08-25-2015 04:35 PM
I am comparing two large datasets that should be identical. I was just told by the client that they want an output that will only be generated if there are exceptions. There are 66 variables but there could be more in other similar tests, there are character and numeric variables. The only thing I can think of is to merge on id and date and check each variable. If I add Prev_ to the variable name and then merge I can check each one but that seems horrible. The variable names are not consistent in any way. I'm not sure what additional information to put, just looking for any better solutions.
08-25-2015 05:21 PM
Start with Proc Compare and options nodate novalues. You will get a summary of common variable names with differing characteristics, variables that exist in only one data set, and if the sets are sorted in similar fashion a summary of differing pairs which are marginally useful.
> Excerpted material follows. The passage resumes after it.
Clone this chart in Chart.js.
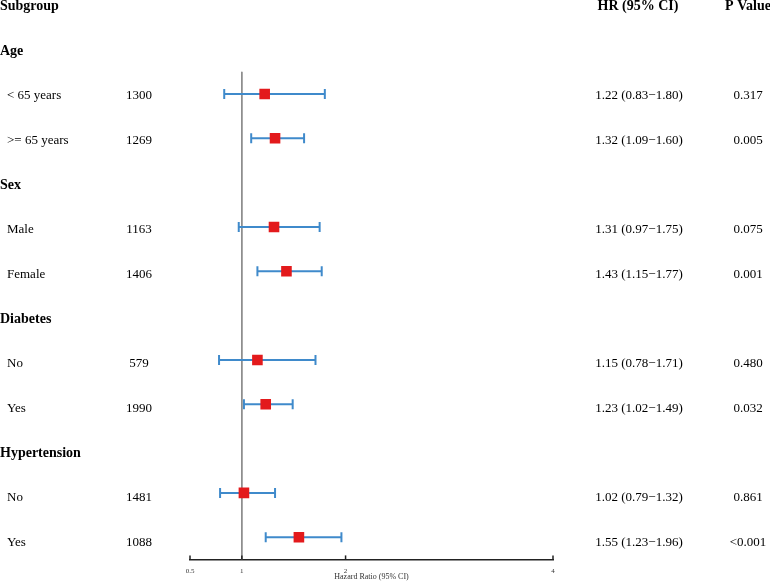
<!DOCTYPE html>
<html>
<head>
<meta charset="utf-8">
<script src="https://cdn.jsdelivr.net/npm/chart.js"></script>
<style>
  html, body { margin: 0; padding: 0; background: #fff; }
  canvas { display: block; }
</style>
</head>
<body>
<canvas id="forest" width="770" height="584"></canvas>
<script>
// datos
const groups = ['Age', 'Sex', 'Diabetes', 'Hypertension'];
const subgroups = ['< 65 years', '>= 65 years', 'Male', 'Female', 'No', 'Yes', 'No', 'Yes'];
const counts = [1300, 1269, 1163, 1406, 579, 1990, 1481, 1088];
const hr = [1.22, 1.32, 1.31, 1.43, 1.15, 1.23, 1.02, 1.55];
const lower = [0.83, 1.09, 0.97, 1.15, 0.78, 1.02, 0.79, 1.23];
const upper = [1.80, 1.60, 1.75, 1.77, 1.71, 1.49, 1.32, 1.96];
const pValues = ['0.317', '0.005', '0.075', '0.001', '0.480', '0.032', '0.861', '<0.001'];
const xTicks = [0.5, 1, 2, 4];
const headers = ['Subgroup', 'HR (95% CI)', 'P Value'];
const axisTitle = 'Hazard Ratio (95% CI)';

// fila de cada subgrupo: cabecera del grupo y luego sus dos niveles
const rowOf = i => 2 + Math.floor(i / 2) * 3 + (i % 2);
const groupRow = g => 1 + g * 3;

const RED = '#E31A1C';
const BLUE = '#3F8ACB';
const SERIF = '"Liberation Serif", "Times New Roman", serif';

// barras de IC: una línea con remates verticales por fila
const ciSets = hr.map((v, i) => ({
  type: 'line',
  data: [{ x: lower[i], y: rowOf(i) }, { x: upper[i], y: rowOf(i) }],
  borderColor: BLUE,
  borderWidth: 2,
  pointStyle: 'line',
  pointRotation: 90,
  pointRadius: 5,
  pointBorderWidth: 2,
  pointBorderColor: BLUE,
  order: 2
}));

const textPlugin = {
  id: 'forestText',
  afterDraw(chart) {
    const ctx = chart.ctx;
    const y = chart.scales.y;
    const x = chart.scales.x;
    const ty = r => y.getPixelForValue(r) + 1 + r * 0.35;
    ctx.save();
    ctx.fillStyle = '#000';
    ctx.textBaseline = 'middle';

    // cabeceras
    ctx.font = 'bold 14px ' + SERIF;
    ctx.textAlign = 'left';
    ctx.fillText(headers[0], 0, ty(0));
    ctx.textAlign = 'center';
    ctx.fillText(headers[1], 638, ty(0));
    ctx.fillText(headers[2], 748, ty(0));
    ctx.textAlign = 'left';
    groups.forEach((g, k) => ctx.fillText(g, 0, ty(groupRow(k))));

    // filas
    ctx.font = '13px ' + SERIF;
    subgroups.forEach((s, i) => {
      const r = ty(rowOf(i));
      ctx.textAlign = 'left';
      ctx.fillText(s, 7, r);
      ctx.textAlign = 'center';
      ctx.fillText(String(counts[i]), 139, r);
      ctx.fillText(hr[i].toFixed(2) + ' (' + lower[i].toFixed(2) + '\u2212' + upper[i].toFixed(2) + ')', 639, r);
      ctx.fillText(pValues[i], 748, r);
    });

    // marcas del eje hacia arriba
    ctx.strokeStyle = '#222';
    ctx.lineWidth = 1.5;
    x.ticks.forEach(t => {
      const px = x.getPixelForValue(t.value);
      ctx.beginPath();
      ctx.moveTo(px, x.top);
      ctx.lineTo(px, x.top - 4);
      ctx.stroke();
    });
    ctx.restore();
  }
};

new Chart(document.getElementById('forest'), {
  type: 'scatter',
  data: {
    datasets: [
      {
        type: 'scatter',
        data: hr.map((v, i) => ({ x: v, y: rowOf(i) })),
        pointStyle: 'rect',
        pointRadius: 7.5,
        backgroundColor: RED,
        borderColor: RED,
        borderWidth: 0,
        order: 1
      },
      ...ciSets,
      {
        type: 'line',
        data: [{ x: 1, y: 1.5 }, { x: 1, y: 12.5 }],
        borderColor: '#8a8a8a',
        borderWidth: 1,
        pointRadius: 0,
        order: 3
      }
    ]
  },
  options: {
    responsive: false,
    animation: false,
    devicePixelRatio: 1,
    layout: { padding: { left: 190, right: 217, top: 27.5, bottom: 2.6 } },
    plugins: { legend: { display: false }, tooltip: { enabled: false } },
    scales: {
      x: {
        type: 'linear',
        min: 0.5,
        max: 4,
        afterBuildTicks: axis => { axis.ticks = xTicks.map(v => ({ value: v })); },
        grid: { display: true, drawOnChartArea: false, drawTicks: false },
        border: { display: true, color: '#222', width: 1.5 },
        ticks: {
          padding: 8,
          color: '#333',
          autoSkip: false,
          maxRotation: 0,
          font: { family: SERIF, size: 7, lineHeight: 1 },
          callback: v => String(v)
        },
        title: {
          display: true,
          text: axisTitle,
          color: '#333',
          padding: { top: -9, bottom: 0 },
          font: { family: SERIF, size: 8, lineHeight: 1 }
        }
      },
      y: {
        type: 'linear',
        reverse: true,
        min: 0.5,
        max: 12.5,
        display: false
      }
    }
  },
  plugins: [textPlugin]
});
</script>
</body>
</html>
Further step would be using the ID option which specifies variables used to identify the records so you get better matches, and WITH and VAR statements to provide a list variable pairs;
VAR Id date amount;
WITH CustId PurchaseDate PurchaseValue;
would compare values of Id with CustId, date with PurchaseDate and Amount with PurchaseValue.
And if you have similar "candidates" for comparison you do something like
Var Date Date;
With PurchaseDate PaidDate;
It will be an iterative process, so don't expect to get it in one pass. And custom writing your proposed code might take quite a bit longer.